In the meantime, the fallout in much of the western world was that Islam came to be increasingly associated with violence and terrorism. Brand Osama tarnished brand Islam. This transient feeling of illusory empowerment gave way to 'life as usual'. The sober and sobering realities of life in the world of Islam - bad governance, poor economic conditions and an overall sense of torpor and anomie – reasserted themselves. This resignation was given a jolt again by the Arab spring and the world of Islam again made headlines, this time by popular and spontaneous uprisings articulated in an idiom of democracy and rights.

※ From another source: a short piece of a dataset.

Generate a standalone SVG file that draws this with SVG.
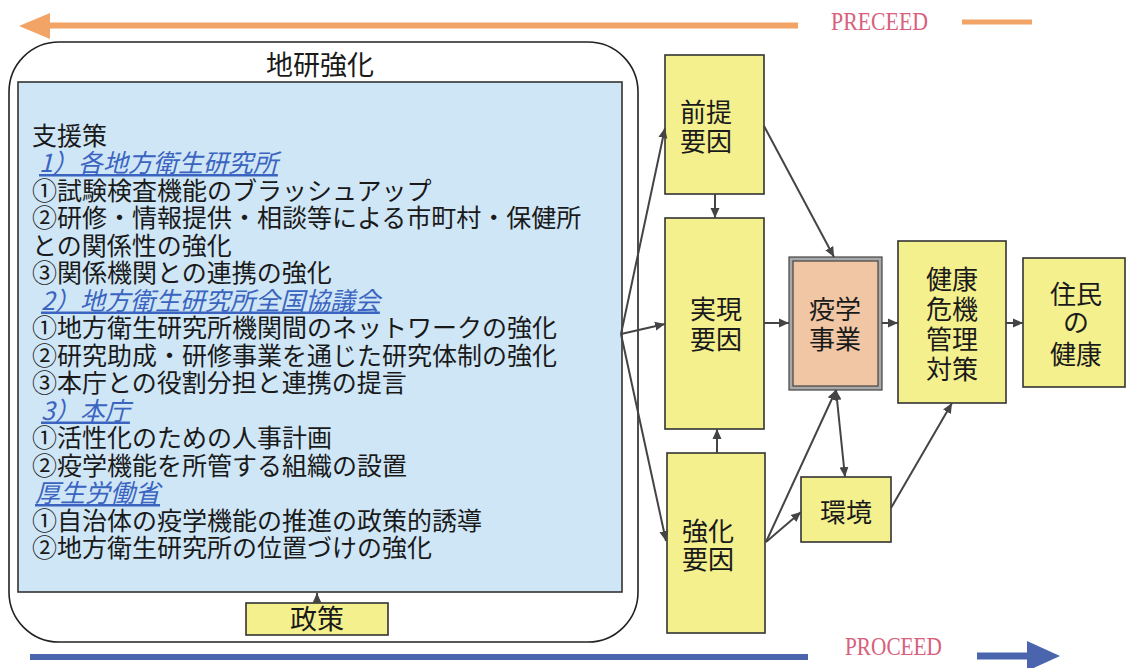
<svg xmlns="http://www.w3.org/2000/svg" width="1127" height="668" viewBox="0 0 1127 668">
<style>
text{font-family:"Noto Sans CJK JP","Liberation Sans",sans-serif;fill:#1a1a1a}
.body{font-size:25px}
.hd{font-style:italic;fill:#3a64c0;text-decoration:underline}
.node{fill:#f4f08e;stroke:#333;stroke-width:1.6}
.nt{font-size:26px;text-anchor:middle}
.conn{stroke:#444;stroke-width:2;fill:none}
.lbl{font-family:"Liberation Serif",serif;font-size:25px;fill:#d8607c}
</style>
<defs>
<marker id="ah" viewBox="0 0 10 10" refX="10" refY="5" markerWidth="10" markerHeight="10" markerUnits="userSpaceOnUse" orient="auto-start-reverse">
<path d="M0,0.5 L10,5 L0,9.5 z" fill="#444"/>
</marker>
</defs>
<g id="preceed">
<line x1="48" y1="25.5" x2="798" y2="25.5" stroke="#f2a466" stroke-width="6"/>
<polygon points="19,26 50,13 50,39" fill="#f2a466"/>
<text class="lbl" x="831" y="30" textLength="97" lengthAdjust="spacingAndGlyphs">PRECEED</text>
<line x1="962" y1="22" x2="1032" y2="22" stroke="#f2a466" stroke-width="5"/>
</g>
<g id="proceed">
<line x1="30" y1="657" x2="808" y2="657" stroke="#4a64ae" stroke-width="6"/>
<text class="lbl" x="845" y="655" textLength="97" lengthAdjust="spacingAndGlyphs">PROCEED</text>
<line x1="977" y1="656" x2="1030" y2="656" stroke="#4a64ae" stroke-width="7"/>
<polygon points="1027,641 1060,656 1027,671" fill="#4a64ae"/>
</g>
<g id="chiken">
<rect x="9" y="42" width="629" height="600" rx="50" ry="50" fill="#fff" stroke="#222" stroke-width="1.6"/>
<text x="320" y="75" style="font-size:27px;text-anchor:middle">地研強化</text>
</g>
<g id="shienSaku">
<rect x="18" y="82" width="604" height="510" fill="#cfe6f6" stroke="#333" stroke-width="1.6"/>
<text class="body"><tspan x="32" y="144.5">支援策</tspan><tspan class="hd" x="39" y="172">1）各地方衛生研究所</tspan><tspan x="32" y="199.5">①試験検査機能のブラッシュアップ</tspan><tspan x="32" y="227">②研修・情報提供・相談等による市町村・保健所</tspan><tspan x="32" y="254.5">との関係性の強化</tspan><tspan x="32" y="282">③関係機関との連携の強化</tspan><tspan class="hd" x="41" y="309.5">2）地方衛生研究所全国協議会</tspan><tspan x="32" y="337">①地方衛生研究所機関間のネットワークの強化</tspan><tspan x="32" y="364.5">②研究助成・研修事業を通じた研究体制の強化</tspan><tspan x="32" y="392">③本庁との役割分担と連携の提言</tspan><tspan class="hd" x="41" y="419.5">3）本庁</tspan><tspan x="32" y="447">①活性化のための人事計画</tspan><tspan x="32" y="474.5">②疫学機能を所管する組織の設置</tspan><tspan class="hd" x="35" y="502">厚生労働省</tspan><tspan x="32" y="529.5">①自治体の疫学機能の推進の政策的誘導</tspan><tspan x="32" y="557">②地方衛生研究所の位置づけの強化</tspan></text>
</g>
<g id="seisaku">
<rect class="node" x="246" y="603" width="142" height="32"/>
<text x="317" y="629" style="font-size:27px;text-anchor:middle">政策</text>
</g>
<g id="zentei">
<rect class="node" x="665" y="55" width="99" height="139"/>
<text class="nt"><tspan x="706" y="122">前提</tspan><tspan x="706" y="151">要因</tspan></text>
</g>
<g id="jitsugen">
<rect class="node" x="665" y="218" width="99" height="211"/>
<text class="nt"><tspan x="716" y="319">実現</tspan><tspan x="716" y="349">要因</tspan></text>
</g>
<g id="kyouka">
<rect class="node" x="667" y="453" width="98" height="180"/>
<text class="nt"><tspan x="708" y="541">強化</tspan><tspan x="708" y="569">要因</tspan></text>
</g>
<g id="ekigaku">
<rect x="789" y="257" width="93" height="133" fill="#a8a8a8" stroke="#444" stroke-width="1.2"/>
<rect x="793" y="261" width="85" height="125" fill="#f0c6a4" stroke="#444" stroke-width="1.2"/>
<text class="nt"><tspan x="835" y="319">疫学</tspan><tspan x="835" y="349">事業</tspan></text>
</g>
<g id="kenkou">
<rect class="node" x="898" y="241" width="108" height="162"/>
<text class="nt"><tspan x="952" y="289">健康</tspan><tspan x="952" y="319">危機</tspan><tspan x="952" y="349">管理</tspan><tspan x="952" y="379">対策</tspan></text>
</g>
<g id="juumin">
<rect class="node" x="1023" y="258" width="102" height="129"/>
<text class="nt"><tspan x="1076" y="304">住民</tspan><tspan x="1076" y="332">の</tspan><tspan x="1076" y="364">健康</tspan></text>
</g>
<g id="kankyou">
<rect class="node" x="801" y="477" width="90" height="65"/>
<text class="nt" x="846" y="522">環境</text>
</g>
<g id="connectors">
<line class="conn" x1="317" y1="603" x2="317" y2="593" marker-end="url(#ah)"/>
<line class="conn" x1="621" y1="334" x2="665" y2="128" marker-end="url(#ah)"/>
<line class="conn" x1="621" y1="334" x2="665" y2="324" marker-end="url(#ah)"/>
<line class="conn" x1="621" y1="334" x2="666" y2="541" marker-end="url(#ah)"/>
<line class="conn" x1="715" y1="194" x2="715" y2="218" marker-end="url(#ah)"/>
<line class="conn" x1="717" y1="453" x2="717" y2="429" marker-end="url(#ah)"/>
<line class="conn" x1="764" y1="126" x2="834" y2="257" marker-end="url(#ah)"/>
<line class="conn" x1="764" y1="323" x2="789" y2="323" marker-end="url(#ah)"/>
<line class="conn" x1="882" y1="323" x2="898" y2="323" marker-end="url(#ah)"/>
<line class="conn" x1="1006" y1="323" x2="1023" y2="323" marker-end="url(#ah)"/>
<line class="conn" x1="766" y1="542" x2="836" y2="390" marker-end="url(#ah)"/>
<line class="conn" x1="766" y1="542" x2="801" y2="512" marker-end="url(#ah)"/>
<line class="conn" x1="836" y1="390" x2="845" y2="477" marker-start="url(#ah)" marker-end="url(#ah)"/>
<line class="conn" x1="891" y1="508" x2="952" y2="403" marker-end="url(#ah)"/>
</g>
</svg>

The question now is what can be culled from the popularity of Bin Ladenism, his demise and the movements gripping the Arab Muslim world. Amongst the dispossessed and disempowered there are always those who will have recourse to violence against those held to be responsible for their condition. It is only democracy and the concomitant set of rights accruing from it that can empower people to lead fulfilling lives - allowing them to flourish. It follows that wholesome lives, undergirded by democracy and rights are more likely than not to make people disavow and eschew violence. Contrary to the ‘truth’ dished out by  ‘experts’, democracy and the quest for rights is a universal theme and the ‘expert opinion’ that holds that democracy is a matter of culture and thus incompatible with Islam is patently false. Cumulatively, this suggests that a renewed idiom of engagement that discards past paradigms must be cultivated by the west toward the Islamic world. This could take the form of encouraging the forces of democracy and according time for some kind of reform to take place within Islam. But the attempt to reconcile and integrate reason with revelation has to come from within the Islamic world. This reform has to be mainstreamed, unlike past movements in Islamic history, like the Mutazilites, whose attempts at reform were marginalized. 

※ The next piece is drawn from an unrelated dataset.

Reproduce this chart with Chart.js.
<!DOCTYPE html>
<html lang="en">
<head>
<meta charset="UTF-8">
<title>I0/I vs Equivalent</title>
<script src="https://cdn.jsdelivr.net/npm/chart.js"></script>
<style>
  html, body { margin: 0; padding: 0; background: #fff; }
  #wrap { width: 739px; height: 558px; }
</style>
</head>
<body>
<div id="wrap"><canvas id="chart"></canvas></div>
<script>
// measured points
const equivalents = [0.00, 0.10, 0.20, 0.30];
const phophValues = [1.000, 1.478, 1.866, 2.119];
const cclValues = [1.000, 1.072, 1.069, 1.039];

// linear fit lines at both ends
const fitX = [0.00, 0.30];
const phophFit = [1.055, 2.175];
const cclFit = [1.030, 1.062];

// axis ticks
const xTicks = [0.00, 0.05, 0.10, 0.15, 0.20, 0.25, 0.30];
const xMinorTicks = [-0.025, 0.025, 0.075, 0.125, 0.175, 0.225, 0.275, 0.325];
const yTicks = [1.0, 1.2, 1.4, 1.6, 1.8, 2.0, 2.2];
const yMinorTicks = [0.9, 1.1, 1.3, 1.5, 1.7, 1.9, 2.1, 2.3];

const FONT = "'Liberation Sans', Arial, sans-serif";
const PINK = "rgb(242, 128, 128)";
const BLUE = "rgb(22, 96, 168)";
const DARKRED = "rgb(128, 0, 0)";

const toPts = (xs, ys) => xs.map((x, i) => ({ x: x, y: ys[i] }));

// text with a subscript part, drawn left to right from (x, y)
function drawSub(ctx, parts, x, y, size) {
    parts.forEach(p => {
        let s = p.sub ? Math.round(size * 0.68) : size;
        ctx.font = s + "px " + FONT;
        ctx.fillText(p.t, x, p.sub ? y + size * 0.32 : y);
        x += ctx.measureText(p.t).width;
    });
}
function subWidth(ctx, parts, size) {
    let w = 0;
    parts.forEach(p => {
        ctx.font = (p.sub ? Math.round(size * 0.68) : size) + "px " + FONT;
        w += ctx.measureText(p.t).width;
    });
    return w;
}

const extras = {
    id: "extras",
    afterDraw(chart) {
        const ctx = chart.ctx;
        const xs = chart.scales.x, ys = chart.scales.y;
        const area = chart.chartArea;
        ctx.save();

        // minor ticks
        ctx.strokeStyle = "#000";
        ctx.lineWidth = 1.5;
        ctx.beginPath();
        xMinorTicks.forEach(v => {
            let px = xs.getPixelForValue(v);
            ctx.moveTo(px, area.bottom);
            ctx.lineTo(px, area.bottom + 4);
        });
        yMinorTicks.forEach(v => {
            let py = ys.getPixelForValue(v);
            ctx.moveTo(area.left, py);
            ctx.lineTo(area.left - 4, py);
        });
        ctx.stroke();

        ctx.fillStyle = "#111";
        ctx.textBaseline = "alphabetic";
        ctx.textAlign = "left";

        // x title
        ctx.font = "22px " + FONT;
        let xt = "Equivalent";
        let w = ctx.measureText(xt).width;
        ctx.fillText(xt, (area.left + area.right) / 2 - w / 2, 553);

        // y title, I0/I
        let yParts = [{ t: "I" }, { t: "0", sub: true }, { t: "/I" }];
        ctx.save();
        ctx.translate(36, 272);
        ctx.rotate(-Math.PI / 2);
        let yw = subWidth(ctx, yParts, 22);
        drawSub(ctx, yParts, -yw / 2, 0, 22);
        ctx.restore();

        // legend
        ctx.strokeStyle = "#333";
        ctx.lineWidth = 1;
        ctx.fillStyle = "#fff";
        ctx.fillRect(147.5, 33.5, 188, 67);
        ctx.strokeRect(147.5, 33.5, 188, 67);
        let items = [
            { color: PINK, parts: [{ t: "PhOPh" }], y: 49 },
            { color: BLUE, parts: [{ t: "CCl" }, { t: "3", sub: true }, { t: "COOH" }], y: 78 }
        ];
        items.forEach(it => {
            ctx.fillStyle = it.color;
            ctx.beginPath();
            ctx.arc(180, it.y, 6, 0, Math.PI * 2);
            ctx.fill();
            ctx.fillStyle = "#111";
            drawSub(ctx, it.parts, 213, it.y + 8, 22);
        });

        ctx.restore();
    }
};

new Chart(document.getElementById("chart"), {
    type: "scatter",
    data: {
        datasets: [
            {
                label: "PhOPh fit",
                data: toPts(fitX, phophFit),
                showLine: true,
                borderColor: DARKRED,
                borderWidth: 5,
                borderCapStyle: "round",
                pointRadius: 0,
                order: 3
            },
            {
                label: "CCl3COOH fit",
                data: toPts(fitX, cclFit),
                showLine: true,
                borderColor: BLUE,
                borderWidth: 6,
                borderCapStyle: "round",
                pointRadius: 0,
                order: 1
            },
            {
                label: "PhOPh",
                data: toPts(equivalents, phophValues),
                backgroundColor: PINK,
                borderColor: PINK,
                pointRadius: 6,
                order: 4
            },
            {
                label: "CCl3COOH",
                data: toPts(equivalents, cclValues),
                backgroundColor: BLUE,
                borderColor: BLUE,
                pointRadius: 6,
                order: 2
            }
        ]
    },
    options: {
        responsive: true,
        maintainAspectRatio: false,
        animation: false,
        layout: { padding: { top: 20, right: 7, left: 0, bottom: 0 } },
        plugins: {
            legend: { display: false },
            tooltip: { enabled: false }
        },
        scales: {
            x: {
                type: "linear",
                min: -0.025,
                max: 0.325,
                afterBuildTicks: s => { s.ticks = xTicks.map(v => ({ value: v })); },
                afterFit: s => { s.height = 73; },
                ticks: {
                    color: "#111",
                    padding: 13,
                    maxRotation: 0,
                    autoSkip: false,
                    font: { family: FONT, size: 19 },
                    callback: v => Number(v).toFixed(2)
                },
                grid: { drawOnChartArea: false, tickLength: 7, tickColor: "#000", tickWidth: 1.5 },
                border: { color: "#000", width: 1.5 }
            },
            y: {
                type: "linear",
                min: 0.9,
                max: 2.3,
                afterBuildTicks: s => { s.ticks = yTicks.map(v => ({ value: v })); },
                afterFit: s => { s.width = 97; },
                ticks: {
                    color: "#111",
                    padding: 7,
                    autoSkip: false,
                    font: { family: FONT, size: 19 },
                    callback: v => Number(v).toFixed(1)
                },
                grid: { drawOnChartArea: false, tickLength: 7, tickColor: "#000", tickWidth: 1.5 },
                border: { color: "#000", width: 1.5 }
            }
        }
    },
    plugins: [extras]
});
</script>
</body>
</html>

It is now clear that the recourse to ‘hard power’ to bring about ‘regime change’ and thus democracy in the Arab Muslim world is fraught with peril and may have perverse consequences. Project democratization through hard power has become associated with neo-colonial adventurism and as such can only breed and beget a jaundiced view of democracy.

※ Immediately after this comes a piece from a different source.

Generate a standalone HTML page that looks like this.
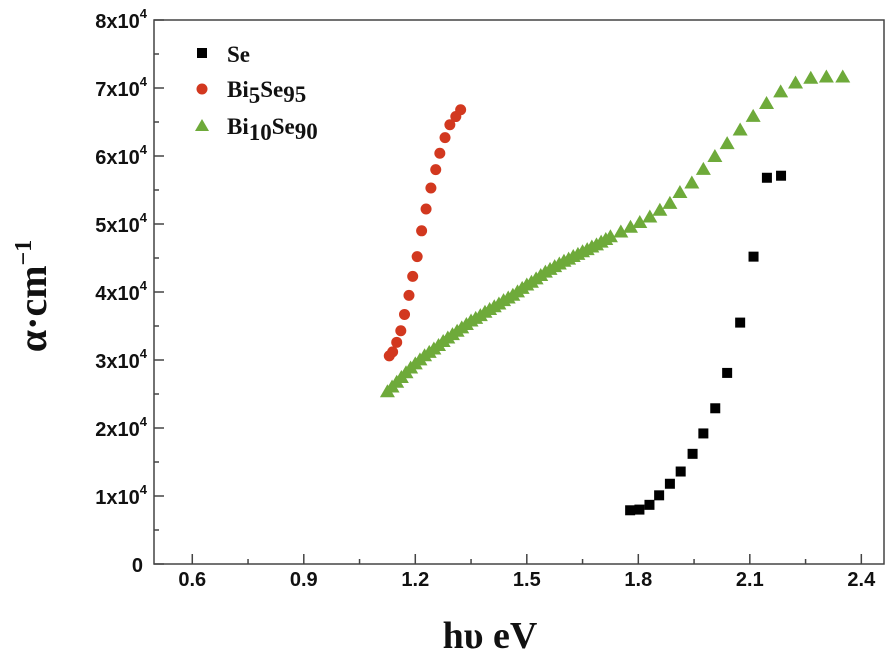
<!DOCTYPE html>
<html><head><meta charset="utf-8"><style>
html,body{margin:0;padding:0;background:#fff;}
svg{display:block;}
.tk{font-family:"Liberation Sans",Arial,sans-serif;font-weight:bold;font-size:20px;fill:#111;}
.ttl{font-family:"Liberation Serif","Times New Roman",serif;font-weight:bold;fill:#111;}
</style></head><body>
<svg id="chart" width="888" height="656" viewBox="0 0 888 656">
<g id="axes"></g><g id="marks"></g>
<text class="ttl" font-size="38" x="490" y="648" text-anchor="middle">hυ eV</text>
<text class="ttl" font-size="40" transform="translate(46,296) rotate(-90)" text-anchor="middle">α·cm<tspan font-size="24" dy="-15">−1</tspan></text>
<g>
<rect x="197" y="48" width="10" height="10" fill="#000"/>
<text class="ttl" font-size="23" x="227" y="62">Se</text>
<circle cx="202" cy="89" r="5.5" fill="#d2381f"/>
<text class="ttl" font-size="23" x="227" y="97">Bi<tspan font-size="23" dy="6">5</tspan><tspan dy="-6">Se</tspan><tspan dy="5">95</tspan></text>
<polygon points="195,131 202,119 209,131" fill="#6eaa3a"/>
<text class="ttl" font-size="23" x="227" y="134">Bi<tspan dy="6">10</tspan><tspan dy="-6">Se</tspan><tspan dy="5">90</tspan></text>
</g>
</svg>
<script>
const seX=[1.778,1.803,1.830,1.856,1.885,1.914,1.946,1.975,2.007,2.039,2.074,2.110,2.146,2.184];
const seY=[7900,8000,8700,10100,11800,13600,16200,19200,22900,28100,35500,45200,56800,57100];
const bi5X=[1.130,1.139,1.150,1.161,1.171,1.183,1.193,1.205,1.217,1.229,1.242,1.255,1.266,1.280,1.293,1.309,1.322];
const bi5Y=[30600,31200,32600,34300,36700,39500,42300,45200,49000,52200,55300,58000,60400,62700,64600,65800,66800];
const bi10X=[1.125,1.1375,1.15,1.1625,1.175,1.1875,1.2,1.2125,1.225,1.2375,1.25,1.2625,1.275,1.2875,1.3,1.3125,1.325,1.3375,1.35,1.3625,1.375,1.3875,1.4,1.4125,1.425,1.4375,1.45,1.4625,1.475,1.4875,1.5,1.5125,1.525,1.5375,1.55,1.5625,1.575,1.5875,1.6,1.6125,1.625,1.6375,1.65,1.6625,1.675,1.6875,1.7,1.7125,1.725,1.753,1.779,1.804,1.831,1.858,1.885,1.912,1.944,1.975,2.006,2.039,2.074,2.109,2.145,2.183,2.223,2.264,2.306,2.350];
const bi10Y=[25400,26100,26800,27500,28200,28900,29500,30100,30700,31200,31700,32200,32800,33300,33800,34300,34800,35300,35800,36200,36600,37100,37500,37900,38300,38800,39200,39600,40100,40600,41100,41500,42000,42500,43000,43400,43800,44200,44600,44900,45300,45600,46000,46300,46700,47000,47400,47800,48200,48900,49600,50300,51100,52100,53100,54700,56100,58100,60000,61900,63900,65900,67800,69500,70800,71500,71700,71700];
const xTicks=[0.6,0.9,1.2,1.5,1.8,2.1,2.4];
const xTickLabels=["0.6","0.9","1.2","1.5","1.8","2.1","2.4"];
const yTicks=[0,10000,20000,30000,40000,50000,60000,70000,80000];
const yTickLabels=["0","1x10","2x10","3x10","4x10","5x10","6x10","7x10","8x10"];

const L=154,R=884,T=20,B=564,X0=0.497,X1=2.461,Y0=0,Y1=80000;
const sx=v=>L+(v-X0)/(X1-X0)*(R-L);
const sy=v=>B-(v-Y0)/(Y1-Y0)*(B-T);
const NS="http://www.w3.org/2000/svg";
const axes=document.getElementById('axes'),marks=document.getElementById('marks');
function mk(tag,attrs,parent){const e=document.createElementNS(NS,tag);for(const k in attrs)e.setAttribute(k,attrs[k]);parent.appendChild(e);return e;}

const frame=mk('rect',{x:L,y:T,width:R-L,height:B-T,fill:'none',stroke:'#444','stroke-width':1.5},axes);



xTicks.forEach((v,i)=>{
  const x=sx(v);
  const t=mk('line',{x1:x,x2:x,y1:B,y2:B-10,stroke:'#444','stroke-width':1.5},axes);
  
  
  if(i<xTicks.length-1){const xm=sx(v+0.15);
    const m=mk('line',{x1:xm,x2:xm,y1:B,y2:B-5,stroke:'#444','stroke-width':1.5},axes);
    
    }
  const lb=mk('text',{x:x,y:B+22,'text-anchor':'middle',class:'tk','font-size':21},axes);
  lb.textContent=xTickLabels[i];
  
  
});
yTicks.forEach((v,i)=>{
  const y=sy(v);
  const t=mk('line',{x1:L,x2:L+10,y1:y,y2:y,stroke:'#444','stroke-width':1.5},axes);
  
  
  if(i<yTicks.length-1){const ym=sy(v+5000);
    const m=mk('line',{x1:L,x2:L+5,y1:ym,y2:ym,stroke:'#444','stroke-width':1.5},axes);
    
    }
  const lb=mk('text',{x:i===0?143:147,y:y+8,'text-anchor':'end',class:'tk','font-size':21},axes);
  lb.textContent=yTickLabels[i];
  if(i>0){const s=document.createElementNS(NS,'tspan');s.setAttribute('font-size','13');s.setAttribute('dy','-10');s.textContent='4';lb.appendChild(s);}
  
  
});

bi10X.forEach((v,i)=>{
  const x=sx(v),y=sy(bi10Y[i]);
  const p=mk('polygon',{points:`${x-7.5},${y+6} ${x},${y-7} ${x+7.5},${y+6}`,fill:'#6eaa3a'},marks);
  
  
});
bi5X.forEach((v,i)=>{
  const c=mk('circle',{cx:sx(v),cy:sy(bi5Y[i]),r:5.5,fill:'#d2381f'},marks);
  
  
});
seX.forEach((v,i)=>{
  const r=mk('rect',{x:sx(v)-5,y:sy(seY[i])-5,width:10,height:10,fill:'#000'},marks);
  
  
});
</script>
</body></html>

If, in the final analysis, it falls upon the United States to review its posture and approach to bring this about, what would a “new chapter in American diplomacy” have to look like? It would require a decisive shift from a focus on ‘security’ to that of democracy, and a vigorous engagement in a more open world in which the political economy of states of the Middle East can cultivate extensive links to the global economy. Overlaying this should be a clearcut signal to the authoritarian and autocratic regimes of that region that the status quo is not acceptable and that reform will be the key to this kind of engagement.

Only then can the ‘third way of democracy’ morph into the fourth and engulf the Arab Muslim world, leading in the process to a more peaceful world. Only then should the world hail the death of Bin Ladenism.